If we factor out y^2 we get
y^2 ( 1 + y + y^2 + ),
which is in the standard form a ( 1 + r + r^2 + ) with a = y^2 and r = y.
For | y | < 1 this series would converge to sum
y^2 * Sum ( 1 + y + y^2 + . . . =
y^2 * 1 / (1 - y). **
STUDENT QUESTION:
I understood the series to begin with y^2. However, if the series is understood to begin with a constant, then factoring out y^2 results in the first term becoming 1. Now the series is 1 + y + y^2 + ...
Upon rereading the section, I couldn't find anything that says the first term a must be a constant.

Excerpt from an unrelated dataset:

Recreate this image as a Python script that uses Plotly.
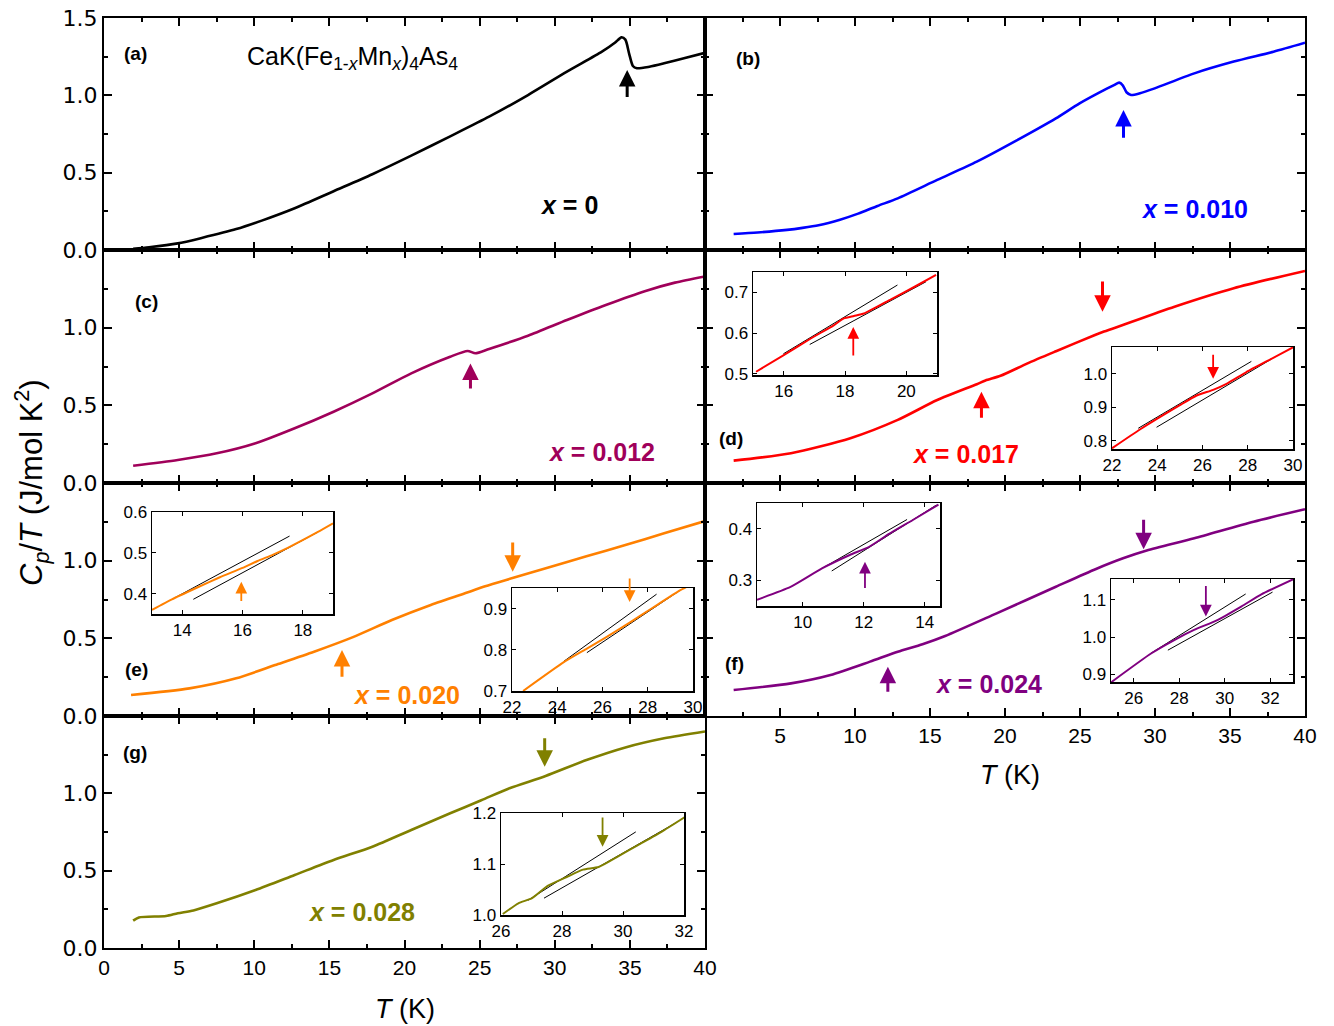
import plotly.graph_objects as go

W, H = 1334, 1026
def fx(px): return px / W
def fy(py): return 1 - py / H

# ---------------- data: main panels (T in K, Cp/T in J/mol K^2) ----------------
T_a = [1.94, 3.0, 4.91, 6.5, 8.8, 10.5, 12.69, 15.28, 17.86, 20.45, 23.04, 25.63, 28.22, 30.81, 33.14, 34.0, 34.44, 34.7, 34.95, 35.2, 35.47, 36.3, 37.28, 38.6, 40.0]
C_a = [0.008, 0.018, 0.043, 0.078, 0.135, 0.19, 0.27, 0.38, 0.49, 0.61, 0.735, 0.862, 1.002, 1.153, 1.282, 1.34, 1.375, 1.36, 1.27, 1.19, 1.175, 1.185, 1.207, 1.24, 1.275]

T_b = [1.91, 3.5, 5.47, 6.5, 7.57, 9.0, 10.21, 11.5, 12.85, 15.48, 18.12, 20.75, 23.39, 24.97, 26.82, 27.3, 27.61, 27.85, 28.1, 28.4, 29.0, 29.98, 32.62, 35.25, 37.9, 40.0]
C_b = [0.103, 0.113, 0.13, 0.143, 0.16, 0.196, 0.235, 0.285, 0.334, 0.453, 0.571, 0.707, 0.851, 0.948, 1.045, 1.068, 1.082, 1.065, 1.02, 1.002, 1.013, 1.045, 1.142, 1.218, 1.282, 1.34]

T_c = [1.94, 4.91, 7.5, 10.09, 12.69, 15.28, 17.86, 20.45, 23.04, 24.2, 24.72, 25.63, 28.22, 30.81, 33.4, 35.99, 38.0, 40.0]
C_c = [0.111, 0.148, 0.191, 0.256, 0.352, 0.459, 0.577, 0.706, 0.813, 0.85, 0.835, 0.863, 0.948, 1.049, 1.146, 1.235, 1.29, 1.33]

T_d = [1.91, 5.73, 9.69, 12.85, 15.48, 18.12, 18.7, 19.7, 21.5, 23.4, 26.0, 26.6, 27.3, 31.3, 35.25, 40.0]
C_d = [0.144, 0.191, 0.288, 0.406, 0.534, 0.636, 0.66, 0.69, 0.77, 0.848, 0.953, 0.975, 0.998, 1.135, 1.254, 1.365]

T_e = [1.8, 5.69, 8.8, 11.39, 13.98, 16.57, 19.16, 21.75, 24.33, 25.37, 27.19, 29.52, 32.11, 34.7, 37.28, 40.0]
C_e = [0.135, 0.178, 0.243, 0.328, 0.414, 0.508, 0.618, 0.715, 0.8, 0.835, 0.888, 0.955, 1.028, 1.101, 1.176, 1.255]

T_f = [1.91, 5.73, 8.37, 11.0, 12.85, 14.5, 16.01, 19.44, 23.39, 26.03, 27.87, 29.45, 32.62, 36.57, 40.0]
C_f = [0.167, 0.21, 0.264, 0.35, 0.414, 0.462, 0.515, 0.661, 0.832, 0.945, 1.015, 1.065, 1.144, 1.251, 1.331]

T_g = [1.94, 2.32, 4.13, 4.91, 5.95, 7.5, 10.09, 12.69, 15.28, 17.86, 20.45, 23.04, 25.11, 26.99, 29.39, 32.11, 34.7, 37.28, 40.0]
C_g = [0.177, 0.198, 0.207, 0.225, 0.243, 0.289, 0.375, 0.472, 0.569, 0.655, 0.763, 0.871, 0.955, 1.033, 1.112, 1.215, 1.297, 1.356, 1.40]

# ---------------- data: insets ----------------
T_d1 = [15.1, 15.99, 16.87, 17.63, 17.96, 18.29, 18.62, 19.5, 20.3, 20.97]
C_d1 = [0.505, 0.545, 0.586, 0.619, 0.636, 0.642, 0.648, 0.683, 0.715, 0.743]
Lu_d1 = ([15.99, 19.71], [0.549, 0.718])
Ll_d1 = ([16.85, 20.64], [0.572, 0.726])

T_d2 = [22.0, 23.25, 25.0, 25.74, 26.47, 27.06, 27.94, 29.0, 30.0]
C_d2 = [0.777, 0.834, 0.906, 0.935, 0.952, 0.97, 1.005, 1.043, 1.079]
Lu_d2 = ([23.16, 28.16], [0.837, 1.037])
Ll_d2 = ([23.97, 29.05], [0.840, 1.044])

T_e1 = [13.0, 13.66, 14.5, 15.25, 16.0, 16.5, 17.0, 17.5, 18.5, 19.0]
C_e1 = [0.36, 0.386, 0.415, 0.44, 0.463, 0.48, 0.495, 0.512, 0.551, 0.572]
Lu_e1 = ([13.66, 17.56], [0.386, 0.541])
Ll_e1 = ([14.37, 18.5], [0.386, 0.551])

T_e2 = [22.49, 24.29, 25.31, 26.17, 27.2, 28.22, 29.42, 29.7]
C_e2 = [0.70, 0.77, 0.803, 0.831, 0.866, 0.902, 0.944, 0.952]
Lu_e2 = ([24.29, 28.39], [0.772, 0.935])
Ll_e2 = ([25.31, 29.42], [0.793, 0.944])

T_f1 = [8.5, 9.6, 10.63, 11.54, 12.18, 12.83, 13.61, 14.45]
C_f1 = [0.262, 0.287, 0.323, 0.349, 0.365, 0.39, 0.417, 0.447]
Lu_f1 = ([10.63, 13.42], [0.323, 0.418])
Ll_f1 = ([10.95, 14.38], [0.318, 0.446])

T_f2 = [25.0, 26.76, 27.78, 28.65, 29.7, 30.74, 31.61, 33.0]
C_f2 = [0.879, 0.956, 0.992, 1.019, 1.046, 1.082, 1.114, 1.154]
Lu_f2 = ([26.76, 30.92], [0.957, 1.115])
Ll_f2 = ([27.5, 32.1], [0.965, 1.12])

T_g1 = [26.06, 26.57, 27.02, 27.53, 28.17, 28.69, 29.2, 29.84, 30.49, 31.26, 32.03]
C_g1 = [1.002, 1.023, 1.033, 1.057, 1.075, 1.089, 1.094, 1.115, 1.137, 1.163, 1.192]
Lu_g1 = ([26.89, 30.42], [1.029, 1.163])
Ll_g1 = ([27.41, 31.77], [1.033, 1.182])

# arrows: (T, tail value, tip value)
arr_a = [(34.82, 0.98, 1.164)]
arr_b = [(27.9, 0.716, 0.905)]
arr_c = [(24.39, 0.599, 0.77)]
arr_d = [(18.43, 0.41, 0.588), (26.5, 1.307, 1.103)]
arr_e = [(15.84, 0.243, 0.425), (27.2, 1.127, 0.929)]
arr_f = [(12.19, 0.146, 0.317), (29.24, 1.273, 1.073)]
arr_g = [(29.33, 1.366, 1.172)]
arr_d1 = [(18.27, 0.541, 0.615)]
arr_d2 = [(26.47, 1.061, 0.985)]
arr_e1 = [(15.96, 0.378, 0.429)]
arr_e2 = [(27.2, 0.977, 0.916)]
arr_f1 = [(12.04, 0.282, 0.336)]
arr_f2 = [(29.17, 1.14, 1.055)]
arr_g1 = [(29.33, 1.194, 1.134)]

labels = ["x = 0", "x = 0.010", "x = 0.012", "x = 0.017", "x = 0.020", "x = 0.024", "x = 0.028"]
colors = ["#000000", "#0000FF", "#A0005A", "#FF0000", "#FF8000", "#800080", "#808000"]

# ---------------- layout geometry (pixels) ----------------
main_boxes = [  # x0, x1, y0(top), y1(bottom)
    (104, 705, 18, 250), (705, 1305, 18, 250),
    (104, 705, 250, 483), (705, 1305, 250, 483),
    (104, 705, 483, 716), (705, 1305, 483, 716),
    (104, 705, 716, 948),
]
main_data = [(T_a, C_a), (T_b, C_b), (T_c, C_c), (T_d, C_d), (T_e, C_e), (T_f, C_f), (T_g, C_g)]
main_arrows = [arr_a, arr_b, arr_c, arr_d, arr_e, arr_f, arr_g]

insets = [
    (3, (753, 937, 272, 375), [15, 21], [0.497, 0.75], [16, 18, 20], [0.5, 0.6, 0.7], (T_d1, C_d1), (Lu_d1, Ll_d1), arr_d1),
    (3, (1112, 1293, 347, 449), [22, 30], [0.775, 1.08], [22, 24, 26, 28, 30], [0.8, 0.9, 1.0], (T_d2, C_d2), (Lu_d2, Ll_d2), arr_d2),
    (4, (152, 333, 512, 614), [13, 19], [0.35, 0.6], [14, 16, 18], [0.4, 0.5, 0.6], (T_e1, C_e1), (Lu_e1, Ll_e1), arr_e1),
    (4, (512, 693, 588, 691), [22, 30], [0.7, 0.95], [22, 24, 26, 28, 30], [0.7, 0.8, 0.9], (T_e2, C_e2), (Lu_e2, Ll_e2), arr_e2),
    (5, (757, 940, 503, 606), [8.5, 14.5], [0.25, 0.45], [10, 12, 14], [0.3, 0.4], (T_f1, C_f1), (Lu_f1, Ll_f1), arr_f1),
    (5, (1111, 1293, 579, 682), [25, 33], [0.88, 1.155], [26, 28, 30, 32], [0.9, 1.0, 1.1], (T_f2, C_f2), (Lu_f2, Ll_f2), arr_f2),
    (6, (501, 684, 813, 915), [26, 32], [1.0, 1.2], [26, 28, 30, 32], [1.0, 1.1, 1.2], (T_g1, C_g1), (Lu_g1, Ll_g1), arr_g1),
]

fig = go.Figure()
layout = dict(width=W, height=H, margin=dict(l=0, r=0, t=0, b=0, pad=0), autosize=False,
              paper_bgcolor="white", plot_bgcolor="rgba(0,0,0,0)", showlegend=False,
              font=dict(family="Liberation Sans, Arial, sans-serif", color="black"))
annotations = []

def ax_name(i, kind):
    return kind + ("" if i == 1 else str(i))

def add_arrows(arrs, xr, yr, color, width, size):
    for (t, tail, tip) in arrs:
        annotations.append(dict(x=t, y=tip, ax=t, ay=tail, xref=xr, yref=yr, axref=xr, ayref=yr,
                                text="", showarrow=True, arrowhead=2, arrowsize=size,
                                arrowwidth=width, arrowcolor=color, standoff=0, startstandoff=0))

xt_all = [0, 5, 10, 15, 20, 25, 30, 35, 40]
for i, (box, (T, C), arrs) in enumerate(zip(main_boxes, main_data, main_arrows)):
    n = i + 1
    x0, x1, y0, y1 = box
    col = colors[i]
    fig.add_trace(go.Scatter(x=T, y=C, mode="lines", line=dict(color=col, width=2.6, shape="spline", smoothing=0.7),
                             xaxis=ax_name(n, "x"), yaxis=ax_name(n, "y"), hoverinfo="skip"))
    left = (x0 == 104)
    if n == 7:
        xtv = xt_all; showx = True
    elif n == 6:
        xtv = xt_all[1:]; showx = True
    else:
        xtv = xt_all; showx = False
    ytv = [0, 0.5, 1.0, 1.5] if n == 1 else [0, 0.5, 1.0]
    layout[ax_name(n, "xaxis")] = dict(
        domain=[fx(x0), fx(x1)], range=[0, 40], anchor=ax_name(n, "y"), automargin=False,
        showline=True, linecolor="black", linewidth=2, mirror="allticks",
        ticks="inside", ticklen=8, tickwidth=2, tickcolor="black",
        tickmode="array", tickvals=xtv, ticktext=[str(v) for v in xtv], showticklabels=showx,
        tickfont=dict(family="Liberation Sans, Arial", size=21, color="black"),
        minor=dict(ticks="inside", ticklen=4, tickwidth=2, tickcolor="black", tickmode="linear", tick0=0, dtick=2.5),
        showgrid=False, zeroline=False, fixedrange=True)
    layout[ax_name(n, "yaxis")] = dict(
        domain=[fy(y1), fy(y0)], range=[0, 1.5], anchor=ax_name(n, "x"), automargin=False,
        showline=True, linecolor="black", linewidth=2, mirror="allticks",
        ticks="inside", ticklen=8, tickwidth=2, tickcolor="black",
        tickmode="array", tickvals=ytv, ticktext=["%.1f" % v for v in ytv], showticklabels=left,
        tickfont=dict(family="DejaVu Sans, sans-serif", size=22, color="black"),
        minor=dict(ticks="inside", ticklen=4, tickwidth=2, tickcolor="black", tickmode="linear", tick0=0, dtick=0.25),
        showgrid=False, zeroline=False, fixedrange=True)
    add_arrows(arrs, ax_name(n, "x"), ax_name(n, "y"), col, 3, 1.1)

for j, (parent, box, xr, yr, xtv, ytv, (T, C), (Lu, Ll), arrs) in enumerate(insets):
    n = 8 + j
    x0, x1, y0, y1 = box
    col = colors[parent]
    xa, ya = ax_name(n, "x"), ax_name(n, "y")
    for L in (Lu, Ll):
        fig.add_trace(go.Scatter(x=L[0], y=L[1], mode="lines", line=dict(color="black", width=1),
                                 xaxis=xa, yaxis=ya, hoverinfo="skip"))
    fig.add_trace(go.Scatter(x=T, y=C, mode="lines", line=dict(color=col, width=2, shape="spline", smoothing=0.5),
                             xaxis=xa, yaxis=ya, hoverinfo="skip"))
    layout[ax_name(n, "xaxis")] = dict(
        domain=[fx(x0), fx(x1)], range=xr, anchor=ya, automargin=False,
        showline=True, linecolor="black", linewidth=1.5, mirror="allticks",
        ticks="inside", ticklen=4, tickwidth=1, tickcolor="black",
        tickmode="array", tickvals=xtv, ticktext=[str(v) for v in xtv],
        tickfont=dict(family="Liberation Sans, Arial", size=17, color="black"),
        showgrid=False, zeroline=False, fixedrange=True)
    layout[ax_name(n, "yaxis")] = dict(
        domain=[fy(y1), fy(y0)], range=yr, anchor=xa, automargin=False,
        showline=True, linecolor="black", linewidth=1.5, mirror="allticks",
        ticks="inside", ticklen=4, tickwidth=1, tickcolor="black",
        tickmode="array", tickvals=ytv, ticktext=["%.1f" % v for v in ytv],
        tickfont=dict(family="Liberation Sans, Arial", size=17, color="black"),
        showgrid=False, zeroline=False, fixedrange=True)
    add_arrows(arrs, xa, ya, col, 1.8, 1.3)

# ---------------- texts ----------------
def txt(px, py, s, size, color="black", xanchor="center", angle=0, family="Liberation Sans, Arial"):
    annotations.append(dict(x=fx(px), y=fy(py), xref="paper", yref="paper", text=s, showarrow=False,
                            xanchor=xanchor, yanchor="middle", textangle=angle,
                            font=dict(family=family, size=size, color=color)))

panel_letters = ["(a)", "(b)", "(c)", "(d)", "(e)", "(f)", "(g)"]
letter_pos = [(135, 54), (748, 59), (146, 302), (731, 439), (136, 669), (734, 663), (135, 752)]
for s, (px, py) in zip(panel_letters, letter_pos):
    txt(px, py, "<b>%s</b>" % s, 19)

label_pos = [(569, 205), (1194, 209), (601, 452), (965, 454), (406, 695), (988, 684), (361, 912)]
for s, (px, py), col in zip(labels, label_pos, colors):
    v = s.split("=")[1].strip()
    txt(px, py, "<b><i>x</i> = %s</b>" % v, 25, col)

txt(352, 58, "CaK(Fe<sub>1-<i>x</i></sub>Mn<sub><i>x</i></sub>)<sub>4</sub>As<sub>4</sub>", 25)
txt(31, 483, "<i>C</i><sub><i>p</i></sub>/<i>T</i> (J/mol K<sup>2</sup>)", 31, angle=-90)
txt(405, 1009, "<i>T</i> (K)", 27)
txt(1010, 775, "<i>T</i> (K)", 27)

layout["annotations"] = annotations
fig.update_layout(**layout)
fig.write_html("out.html", config={"displayModeBar": False, "staticPlot": True},
               post_script="document.body.style.margin='0px';document.body.style.padding='0px';"
                           "document.documentElement.style.overflow='hidden';")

Must it be?
The sum of a geometric series can be expressed in a number of different ways.
Your text says that a + a x + a x^2 + ... sums to a / (1 - x). If you use this form then the series must start with constant number a.
An alternative statement is evey more restrictive:
1 + x + x^2 + ... = 1 / (1 - x).
Of course this is the same as the preceding form, just dividing through by the non-zero constant a.
You could express this series as
y^2 ( 1 + y + y^2 + ...), in which case you would use a = y^2 and get the result
a / (1 - y) = y^2 / (1 - y).
Alternatively you could just say that since the expression 1 + y + y^2 + ... is 1 / 1 - y, then y^2 ( 1 + y + y^2 + ...) = y^2 / (1 - y).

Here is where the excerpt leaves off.